Optics

We created a new package mu-optics is available from release v0.3 of Mu-Haskell, and provides an easier API to build both servers and clients using lenses and prisms (probably the ultimate API 😉). This document aims to be a reference of how to use this library and the common use cases for it.

Accessing fields with #field

When you want to refer to a method of your type-level schema, whereas in the server or the client, you can use the get operation from the lens (^.) in conjunction with the OverloadedLabels extension to access that field, as in this example. In this case, the label #name should have the same name as the field declared in the corresponding schema definition file.

{-# language OverloadedLabels #-}

sayHello :: MonadServer m => HelloRequestMessage' -> m HelloReplyMessage'
sayHello (HelloRequestMessage nm) = pure $ record ("hi, " <> nm ^. #name)

Generate records with record and record1

Sometimes you need to create values that match the generated type-level schema representations, for example, to construct the request of a certain service. Usually, those types will be records, and to help you achieve that task we provided the helpers record and record1:

get :: GRpcConnection PersistentService 'MsgProtoBuf -> String -> IO ()
get client idPerson = do
  let request = read idPerson
  putStrLn $ "GET: is there some person with id: " ++ idPerson ++ "?"
  response <- client ^. #getPerson $ record1 request -- <- using `record1` to create a request
  putStrLn $ "GET: response was: " ++ show response

Why the difference? Well, due to some ambiguity in the context of our Schemas, we need to help GHC to know if the record we’re creating contains only one field (record1) or more (record) contained in a tuple of elements.

This design might be improved in the future, by using “OneTuple to rule them all.”

add :: GRpcConnection PersistentService 'MsgProtoBuf -> String -> String -> IO ()
add client nm ag = do
  let person = record (Nothing, T.pack nm, read ag) -- <- using `record` to create Person, a more complex type
  putStrLn $ "ADD: creating new person " ++ nm ++ " with age " ++ ag
  response <- client ^. #newPerson person
  putStrLn $ "ADD: was creating successful? " ++ show response

Generating enums with enum

Sometimes, besides using records, you’ll have your types defined as something like enums, as in this protobuf example:

enum Weather {
  sunny = 0;
  cloudy = 1;
  rainy = 2;
}

As expected, we also provided you with the tools you need to construct a valid enum-like value with the helper enum:

{-# language TypeApplications #-}

import Mu.Schema
import Mu.Schema.Optics

type Weather = Term WeatherProtocol (WeatherProtocol :/: "Weather")

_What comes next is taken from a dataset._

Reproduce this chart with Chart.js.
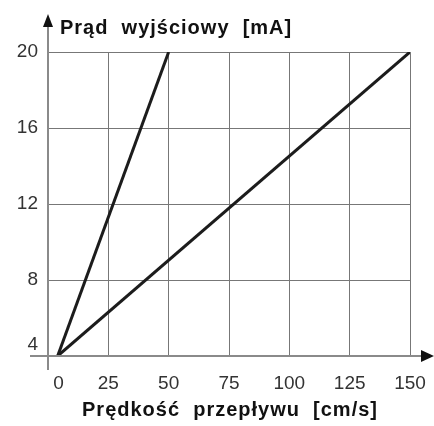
<!DOCTYPE html>
<html>
<head>
<meta charset="utf-8">
<script src="https://cdn.jsdelivr.net/npm/chart.js@4/dist/chart.umd.min.js"></script>
<style>
  html, body { margin: 0; padding: 0; background: #fff; }
  #wrap { width: 434px; height: 426px; position: relative; }
</style>
</head>
<body>
<div id="wrap"><canvas id="chart"></canvas></div>
<script>
// values
const xTicks = [0, 25, 50, 75, 100, 125, 150];
const yTicks = [4, 8, 12, 16, 20];
const fastX = [4, 50];
const fastY = [4, 20];
const slowX = [4, 150];
const slowY = [4, 20];

const yTitle = 'Prąd  wyjściowy  [mA]';
const xTitle = 'Prędkość  przepływu  [cm/s]';

const font = "'Liberation Sans', Arial, sans-serif";

const toPoints = (xs, ys) => xs.map((x, i) => ({ x: x, y: ys[i] }));

// axes with arrowheads and both titles
const axesPlugin = {
    id: 'axes',
    afterDraw(chart) {
        const ctx = chart.ctx;
        const x0 = chart.scales.x.left;
        const y0 = chart.scales.y.bottom;
        const area = chart.chartArea;
        ctx.save();
        ctx.strokeStyle = '#8a8a8a';
        ctx.lineWidth = 2;
        ctx.beginPath();
        ctx.moveTo(30, y0);
        ctx.lineTo(424, y0);
        ctx.moveTo(x0, 370);
        ctx.lineTo(x0, 24);
        ctx.stroke();

        ctx.fillStyle = '#111';
        ctx.beginPath();
        ctx.moveTo(434, y0);
        ctx.lineTo(421, y0 - 6);
        ctx.lineTo(421, y0 + 6);
        ctx.closePath();
        ctx.fill();
        ctx.beginPath();
        ctx.moveTo(x0, 14);
        ctx.lineTo(x0 - 5, 27);
        ctx.lineTo(x0 + 5, 27);
        ctx.closePath();
        ctx.fill();

        ctx.font = 'bold 20px ' + font;
        ctx.letterSpacing = '1px';
        ctx.textBaseline = 'middle';
        ctx.textAlign = 'left';
        ctx.fillText(yTitle, 60, 28);
        ctx.textAlign = 'center';
        ctx.fillText(xTitle, (area.left + area.right) / 2 + 1, 410);
        ctx.restore();
    }
};

new Chart(document.getElementById('chart'), {
    type: 'line',
    data: {
        datasets: [
            {
                data: toPoints(fastX, fastY),
                borderColor: '#1c1c1c',
                borderWidth: 3,
                pointRadius: 0,
                fill: false
            },
            {
                data: toPoints(slowX, slowY),
                borderColor: '#1c1c1c',
                borderWidth: 3,
                pointRadius: 0,
                fill: false
            }
        ]
    },
    options: {
        responsive: true,
        maintainAspectRatio: false,
        animation: false,
        events: [],
        layout: { padding: { top: 52, right: 24, left: 0, bottom: 0 } },
        plugins: {
            legend: { display: false },
            tooltip: { enabled: false }
        },
        scales: {
            x: {
                type: 'linear',
                min: 0,
                max: 150,
                afterBuildTicks: s => { s.ticks = xTicks.map(v => ({ value: v })); },
                afterFit: s => { s.height = 70; s.paddingLeft = 0; s.paddingRight = 0; },
                border: { display: false },
                grid: { color: '#777', lineWidth: 1, drawTicks: false },
                ticks: {
                    padding: 16,
                    color: '#333',
                    font: { family: font, size: 19 },
                    maxRotation: 0,
                    // the 0 sits a little right of the y axis
                    callback: v => (v === 0 ? '\u2007\u20070' : String(v))
                }
            },
            y: {
                type: 'linear',
                min: 4,
                max: 20,
                afterBuildTicks: s => { s.ticks = yTicks.map(v => ({ value: v })); },
                afterFit: s => { s.width = 48; s.paddingTop = 0; s.paddingBottom = 0; },
                border: { display: false },
                grid: { color: '#777', lineWidth: 1, drawTicks: false },
                ticks: {
                    padding: 10,
                    color: '#333',
                    font: { family: font, size: 19 },
                    // the 4 is lifted above the x axis
                    callback: v => (v === 4 ? ['4', ''] : String(v))
                }
            }
        }
    },
    plugins: [axesPlugin]
});
</script>
</body>
</html>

sunnyDays :: Int -> [Weather]
sunnyDays n = replicate n (enum @"sunny") -- <- see the magic here! ✨

Simply enable TypeApplications and provide the value you are looking for to construct the enum! 🚀

Accesing enums with prisms!

Following with the example above, if you need to read an enum value, you can do so using prisms!

{-# language OverloadedLabels #-}

getWeather :: Weather -> IO ()
getWeather e
  | e `is` #sunny  = putStrLn "is sunny! 😄"
  | e `is` #cloudy = putStrLn "is cloudy 😟"
  | e `is` #rainy  = putStrLn "is rainy... 😭"

Again, notice the use of OverloadedLabels to refer to the possible enum values and our special is prism helper, which is just is s k = isJust (preview k s), got it? isJust… badum tss! 🥁

Accessing unions

Besides this, you have _U0, _U1, … and _Next, with the goal of giving prisms for the different possibilities of a union. So, lets say you have a field that is an union of String and Int, you can get prisms using #field % _U0 and #field % _U1.

We know the naming of these might be terrible, but they follow the usual convention for this kind of stuff: _ for a prism, U from “Union” and then the index.